L’allarme è lanciato dall’Accademia Cinese delle Scienze, di solito piuttosto attenta a non seminare il panico con previsioni avventate, ed è frutto di una ricerca durata decenni. La contrazione dei ghiacciai e lo scongelamento del permafrost hanno avuto un’accelerazione a partire dal 1990. Nell’immediato, scienziati, tecnici e semplici maestranze cinesi stanno cercando di capire come il disgelo possa danneggiare la ferrovia Qinghai-Tibet, “la più alta del mondo”.
La linea, che per circa 550 chilometri viaggia sul permafrost, è particolarmente sensibile all’indurimento o allo scioglimento della massa ghiacciata, che può destabilizzare binari e traversine. È stata progettata per i cambiamenti stagionali, ma non per quelli di lungo periodo. Al momento – riporta il Quotidiano del Popolo – le ferrovie dichiarano che il 99,5 per cento del permafrost sotto i binari è “solido e perfettamente sicuro”. Al momento.
Il problema non è però solo cinese, bensì globale. Il punto è che il disastro ecologico può provocare catastrofi umanitarie e aumentare il rischio di conflitti. Circa il 40 per cento della popolazione mondiale dipende dall’acqua dal plateau per la propria sopravvivenza. Dall’altopiano nascono alcuni dei grandi fiumi del mondo: Yangtze, Indo, Gange, Irrawaddy e Mekong.
I modelli climatici indicano che il picco dello scioglimento dei ghiacciai dovrebbe essere raggiunto negli anni Cinquanta di questo secolo; poi, i grandi corsi d’acqua potrebbero perdere fino al 20 per cento della propria portata. Prima alluvioni, poi siccità.
Secondo un rapporto dell’Università di Cambridge e del Global Military Advisory Council On Climate Change – un consorzio di think tank di area Nato che studia proprio il rapporto tra cambiamento climatico e conflitti – tra Cina, India, Nepal e Pakistan già circa 400 dighe idroelettriche sono in costruzione nella regione.
È una lotta non solo per regolare, ma anche per accaparrarsi più acqua possibile finché si è in tempo e, ancor prima che arrivi l’impatto del cambiamento climatico, le dighe taglieranno il flusso d’acqua nei fiumi principali. Altre implicazioni che riguardano la sicurezza – dice il rapporto – sono i possibili conflitti nelle zone di pesca, dato che la fauna marina migrerà in acque più fredde, un calo delle rese alimentari e un aumento delle malattie infettive. Tutti fenomeni che potrebbero provocare migrazioni di massa e conflitti etnici.

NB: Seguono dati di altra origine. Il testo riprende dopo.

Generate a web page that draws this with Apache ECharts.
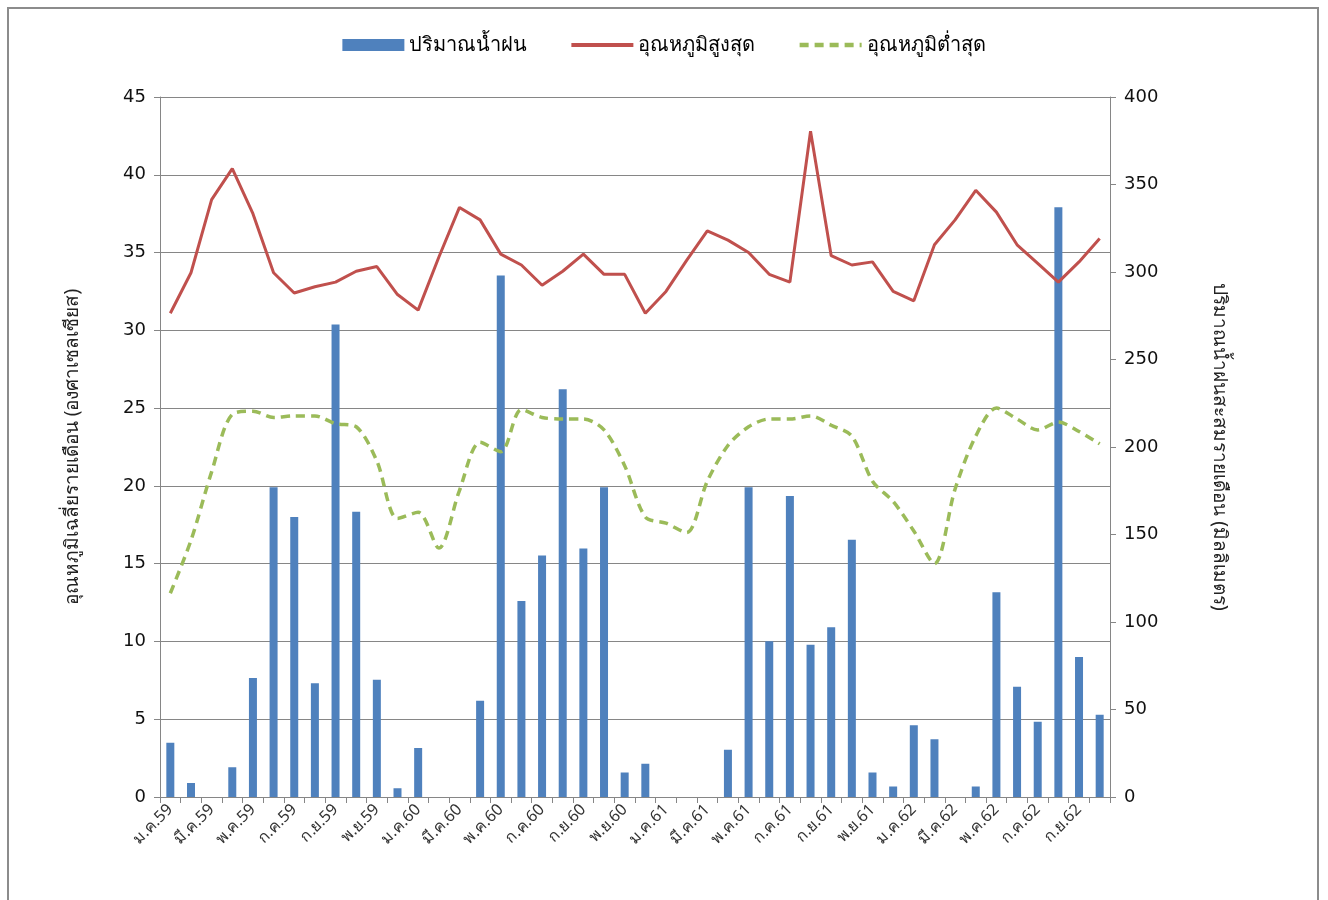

Per il momento, i guai riguardano soprattutto i pastori tibetani, dato che lo scioglimento dei ghiacciai ha già ingrossato fiumi e laghi sull’altopiano. Il Quotidiano del Popolo racconta la storia di Ngawang Zhoima, un pastore costretto a trasferirsi ad altitudini più elevate perché la sua casa rischiava di essere inondata dal fiume che vi scorreva vicino. Una piccola anticipazione del futuro.